* _THE REQUEST_:
Repeat every line of the listing below exactly, minus the pictures.

* _COLLECTED MATERIAL_:
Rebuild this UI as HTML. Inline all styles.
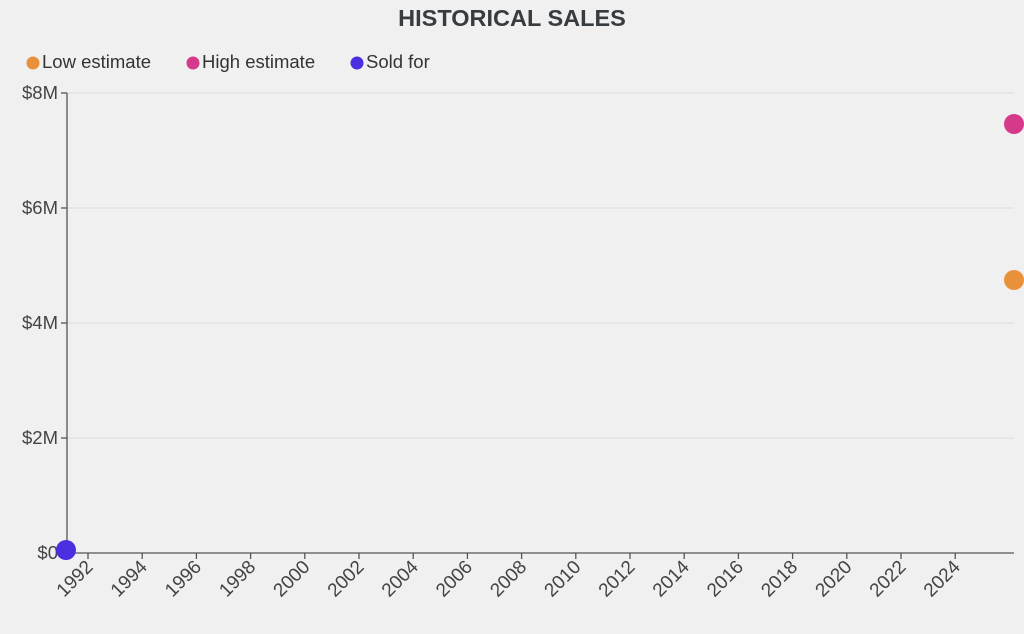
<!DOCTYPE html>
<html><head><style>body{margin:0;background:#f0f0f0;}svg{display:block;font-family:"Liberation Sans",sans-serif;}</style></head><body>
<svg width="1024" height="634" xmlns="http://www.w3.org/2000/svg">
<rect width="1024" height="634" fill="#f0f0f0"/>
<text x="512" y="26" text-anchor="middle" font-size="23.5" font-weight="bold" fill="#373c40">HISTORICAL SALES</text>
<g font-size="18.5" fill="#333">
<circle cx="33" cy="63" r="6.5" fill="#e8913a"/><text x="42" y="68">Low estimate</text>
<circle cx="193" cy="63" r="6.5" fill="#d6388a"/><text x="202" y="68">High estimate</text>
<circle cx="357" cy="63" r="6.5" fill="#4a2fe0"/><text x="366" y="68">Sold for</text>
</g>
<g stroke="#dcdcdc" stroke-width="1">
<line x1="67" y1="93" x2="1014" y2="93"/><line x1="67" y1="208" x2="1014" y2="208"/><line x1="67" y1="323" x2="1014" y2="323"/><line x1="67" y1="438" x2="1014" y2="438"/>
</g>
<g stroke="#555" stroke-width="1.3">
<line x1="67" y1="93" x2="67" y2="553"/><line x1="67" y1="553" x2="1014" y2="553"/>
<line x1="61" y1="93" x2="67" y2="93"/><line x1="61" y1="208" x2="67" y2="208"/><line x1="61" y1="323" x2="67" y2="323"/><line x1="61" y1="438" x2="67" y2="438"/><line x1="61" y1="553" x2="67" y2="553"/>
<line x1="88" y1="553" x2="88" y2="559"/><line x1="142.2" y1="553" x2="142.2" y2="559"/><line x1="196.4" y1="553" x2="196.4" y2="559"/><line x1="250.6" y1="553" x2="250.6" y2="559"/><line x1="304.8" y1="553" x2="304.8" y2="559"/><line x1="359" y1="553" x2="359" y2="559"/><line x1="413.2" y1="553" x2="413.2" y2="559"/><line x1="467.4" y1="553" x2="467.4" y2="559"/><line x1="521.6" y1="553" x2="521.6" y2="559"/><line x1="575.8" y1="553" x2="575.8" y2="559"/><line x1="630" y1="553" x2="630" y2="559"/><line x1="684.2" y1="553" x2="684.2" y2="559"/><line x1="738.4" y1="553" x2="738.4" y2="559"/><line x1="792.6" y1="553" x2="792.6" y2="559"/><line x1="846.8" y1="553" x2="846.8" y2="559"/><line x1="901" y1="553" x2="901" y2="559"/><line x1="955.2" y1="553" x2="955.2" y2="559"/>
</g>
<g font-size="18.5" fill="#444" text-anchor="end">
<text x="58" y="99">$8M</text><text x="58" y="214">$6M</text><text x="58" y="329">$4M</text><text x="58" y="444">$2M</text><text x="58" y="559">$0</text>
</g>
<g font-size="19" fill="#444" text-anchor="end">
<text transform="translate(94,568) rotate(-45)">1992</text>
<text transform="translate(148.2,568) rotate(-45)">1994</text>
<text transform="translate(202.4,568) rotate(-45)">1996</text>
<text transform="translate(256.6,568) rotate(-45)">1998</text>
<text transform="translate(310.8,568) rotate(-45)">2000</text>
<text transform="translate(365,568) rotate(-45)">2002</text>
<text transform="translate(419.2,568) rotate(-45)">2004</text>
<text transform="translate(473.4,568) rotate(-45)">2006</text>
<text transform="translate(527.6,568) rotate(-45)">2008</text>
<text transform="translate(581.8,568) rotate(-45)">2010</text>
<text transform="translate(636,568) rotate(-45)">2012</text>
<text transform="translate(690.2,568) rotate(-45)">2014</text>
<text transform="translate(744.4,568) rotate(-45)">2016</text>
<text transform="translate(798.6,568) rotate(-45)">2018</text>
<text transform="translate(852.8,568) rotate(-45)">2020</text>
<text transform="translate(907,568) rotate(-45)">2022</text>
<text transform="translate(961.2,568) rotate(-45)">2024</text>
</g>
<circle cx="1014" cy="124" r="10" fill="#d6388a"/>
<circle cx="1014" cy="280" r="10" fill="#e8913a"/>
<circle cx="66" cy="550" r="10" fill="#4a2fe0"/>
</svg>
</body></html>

* _ANSWER FOR THE TASK_:
Rebuild this UI as HTML. Inline all styles.
<!DOCTYPE html>
<html><head><style>body{margin:0;background:#f0f0f0;}svg{display:block;font-family:"Liberation Sans",sans-serif;}</style></head><body>
<svg width="1024" height="634" xmlns="http://www.w3.org/2000/svg">
<rect width="1024" height="634" fill="#f0f0f0"/>
<text x="512" y="26" text-anchor="middle" font-size="23.5" font-weight="bold" fill="#373c40">HISTORICAL SALES</text>
<g font-size="18.5" fill="#333">
<circle cx="33" cy="63" r="6.5" fill="#e8913a"/><text x="42" y="68">Low estimate</text>
<circle cx="193" cy="63" r="6.5" fill="#d6388a"/><text x="202" y="68">High estimate</text>
<circle cx="357" cy="63" r="6.5" fill="#4a2fe0"/><text x="366" y="68">Sold for</text>
</g>
<g stroke="#dcdcdc" stroke-width="1">
<line x1="67" y1="93" x2="1014" y2="93"/><line x1="67" y1="208" x2="1014" y2="208"/><line x1="67" y1="323" x2="1014" y2="323"/><line x1="67" y1="438" x2="1014" y2="438"/>
</g>
<g stroke="#555" stroke-width="1.3">
<line x1="67" y1="93" x2="67" y2="553"/><line x1="67" y1="553" x2="1014" y2="553"/>
<line x1="61" y1="93" x2="67" y2="93"/><line x1="61" y1="208" x2="67" y2="208"/><line x1="61" y1="323" x2="67" y2="323"/><line x1="61" y1="438" x2="67" y2="438"/><line x1="61" y1="553" x2="67" y2="553"/>
<line x1="88" y1="553" x2="88" y2="559"/><line x1="142.2" y1="553" x2="142.2" y2="559"/><line x1="196.4" y1="553" x2="196.4" y2="559"/><line x1="250.6" y1="553" x2="250.6" y2="559"/><line x1="304.8" y1="553" x2="304.8" y2="559"/><line x1="359" y1="553" x2="359" y2="559"/><line x1="413.2" y1="553" x2="413.2" y2="559"/><line x1="467.4" y1="553" x2="467.4" y2="559"/><line x1="521.6" y1="553" x2="521.6" y2="559"/><line x1="575.8" y1="553" x2="575.8" y2="559"/><line x1="630" y1="553" x2="630" y2="559"/><line x1="684.2" y1="553" x2="684.2" y2="559"/><line x1="738.4" y1="553" x2="738.4" y2="559"/><line x1="792.6" y1="553" x2="792.6" y2="559"/><line x1="846.8" y1="553" x2="846.8" y2="559"/><line x1="901" y1="553" x2="901" y2="559"/><line x1="955.2" y1="553" x2="955.2" y2="559"/>
</g>
<g font-size="18.5" fill="#444" text-anchor="end">
<text x="58" y="99">$8M</text><text x="58" y="214">$6M</text><text x="58" y="329">$4M</text><text x="58" y="444">$2M</text><text x="58" y="559">$0</text>
</g>
<g font-size="19" fill="#444" text-anchor="end">
<text transform="translate(94,568) rotate(-45)">1992</text>
<text transform="translate(148.2,568) rotate(-45)">1994</text>
<text transform="translate(202.4,568) rotate(-45)">1996</text>
<text transform="translate(256.6,568) rotate(-45)">1998</text>
<text transform="translate(310.8,568) rotate(-45)">2000</text>
<text transform="translate(365,568) rotate(-45)">2002</text>
<text transform="translate(419.2,568) rotate(-45)">2004</text>
<text transform="translate(473.4,568) rotate(-45)">2006</text>
<text transform="translate(527.6,568) rotate(-45)">2008</text>
<text transform="translate(581.8,568) rotate(-45)">2010</text>
<text transform="translate(636,568) rotate(-45)">2012</text>
<text transform="translate(690.2,568) rotate(-45)">2014</text>
<text transform="translate(744.4,568) rotate(-45)">2016</text>
<text transform="translate(798.6,568) rotate(-45)">2018</text>
<text transform="translate(852.8,568) rotate(-45)">2020</text>
<text transform="translate(907,568) rotate(-45)">2022</text>
<text transform="translate(961.2,568) rotate(-45)">2024</text>
</g>
<circle cx="1014" cy="124" r="10" fill="#d6388a"/>
<circle cx="1014" cy="280" r="10" fill="#e8913a"/>
<circle cx="66" cy="550" r="10" fill="#4a2fe0"/>
</svg>
</body></html>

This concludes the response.